A plaintiff who judges say took a “kitchen sink” approach to litigation over an alleged wrongful arrest failed to convince the 7th Circuit Court of Appeals that a federal judge in Indianapolis improperly dismissed most of her complaint.
Toni Ball claimed she was wrongly arrested by authorities investigating a drug gang known as the Detroit Boys. She was arrested on the strength of a probable cause affidavit. A detective identified her as a contact whose street name was “Mama Toni” and who was linked to a call center used to direct customers to houses in Indianapolis where they could pick up heroin or cocaine.
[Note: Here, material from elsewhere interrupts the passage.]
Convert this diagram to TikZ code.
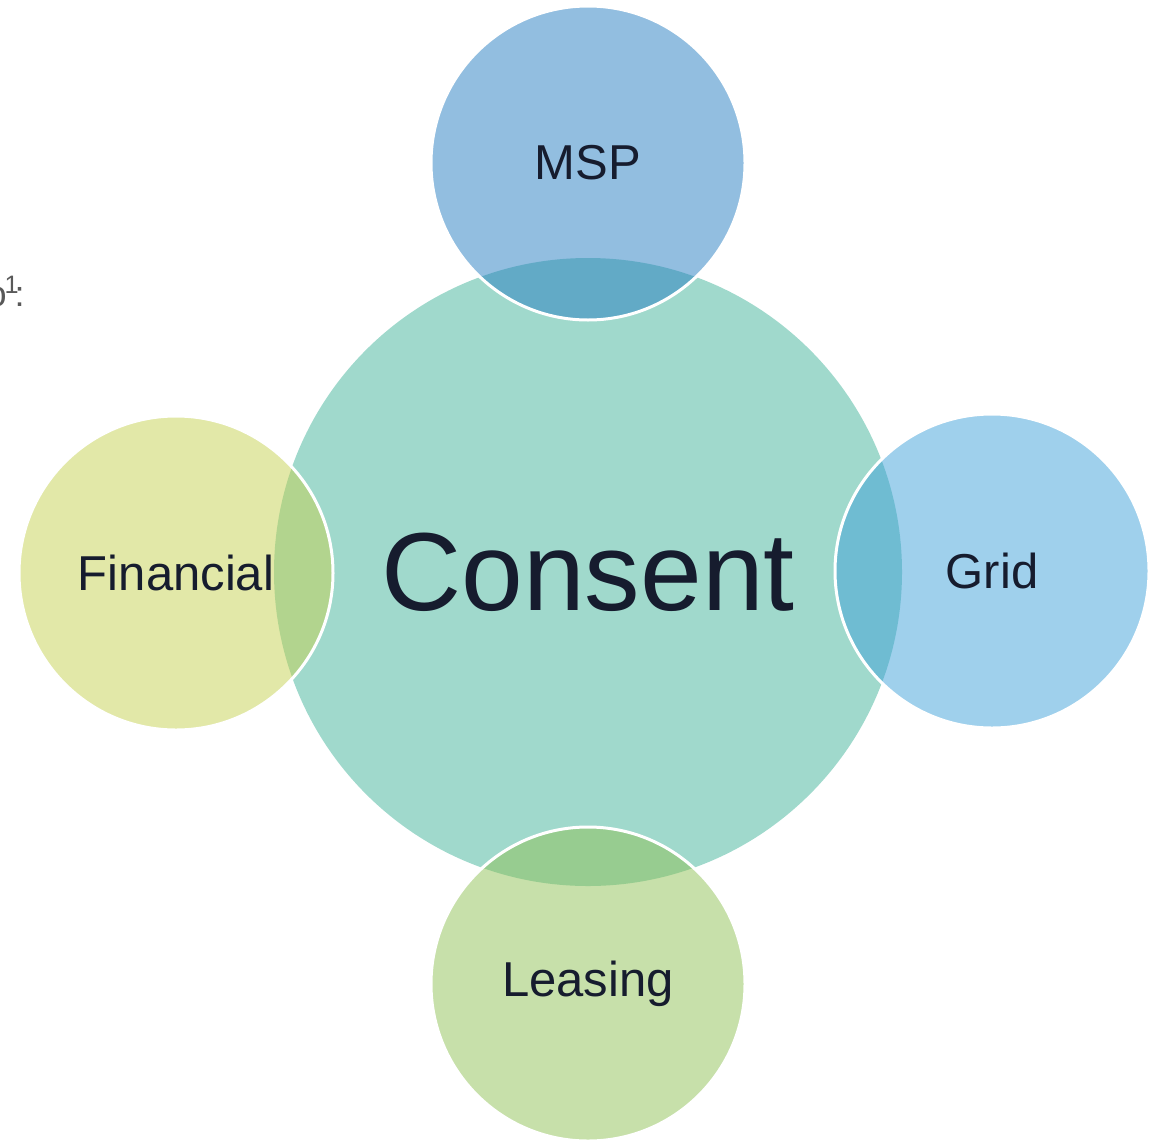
\documentclass[tikz,border=0pt]{standalone}
\usepackage{fontspec}
\setmainfont{Liberation Sans}
\definecolor{consentfill}{RGB}{160,217,204}
\definecolor{mspfill}{RGB}{37,125,193}
\definecolor{financefill}{RGB}{197,209,81}
\definecolor{gridfill}{RGB}{63,161,217}
\definecolor{leasefill}{RGB}{143,193,85}
\definecolor{labeltext}{RGB}{22,28,46}

\begin{document}
\begin{tikzpicture}[x=0.5pt,y=-0.5pt,
		bubble/.style={circle, minimum size=157pt, inner sep=0pt, draw=white, line width=1.5pt,
			fill opacity=0.5, text opacity=1, text=labeltext, font=\fontsize{24.5}{28}\selectfont}]
		\useasboundingbox (0,0) rectangle (1160,1140);
		\node[circle, minimum size=314pt, inner sep=0pt, fill=consentfill, text=labeltext,
			font=\fontsize{55.5}{60}\selectfont] (consent) at (588,572) {Consent};
		\node[bubble, fill=mspfill] (msp) at (588,163) {MSP};
		\node[bubble, fill=financefill] (financial) at (176,573) {Financial};
		\node[bubble, fill=gridfill] (grid) at (992,571) {Grid};
		\node[bubble, fill=leasefill] (leasing) at (588,984) {Leasing};
		\node[anchor=base east, inner sep=0pt, text=black!65, font=\fontsize{18}{20}\selectfont] (note) at (25,306) {o\kern-1pt\textsuperscript{1}\kern-2.5pt:};
	\end{tikzpicture}
\end{document}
Ball was arrested and charged with two counts of narcotics possession, but the charges were dropped less than a month later.
Ball filed a federal civil rights complaint that alleged numerous Section 1981 and 1983 violations against the city, Indianapolis police officers, Indiana State Police and others. U.S. District Judge Sarah Evans Barker dismissed the bulk of the complaints except for Ball’s Fourth Amendment complaint that was removed to state court.
“The district court aptly noted that Ball’s original complaint had a ‘kitchen sink’ quality to it,” Judge Ilana Rovner wrote for the panel in affirming dismissal in Toni Ball v. City of Indianapolis, et al., 13-1901. “For their part, the defendants have responded to the complaint in kind, asserting a mind-numbing array of grounds on which Ball’s various claims purportedly fail.
“Because the allegations of the complaint did not support Ball’s claims for relief, apart from the Fourth Amendment false arrest and imprisonment claim that she later dropped, the district court properly dismissed and granted judgment on the pleadings as to those claims.”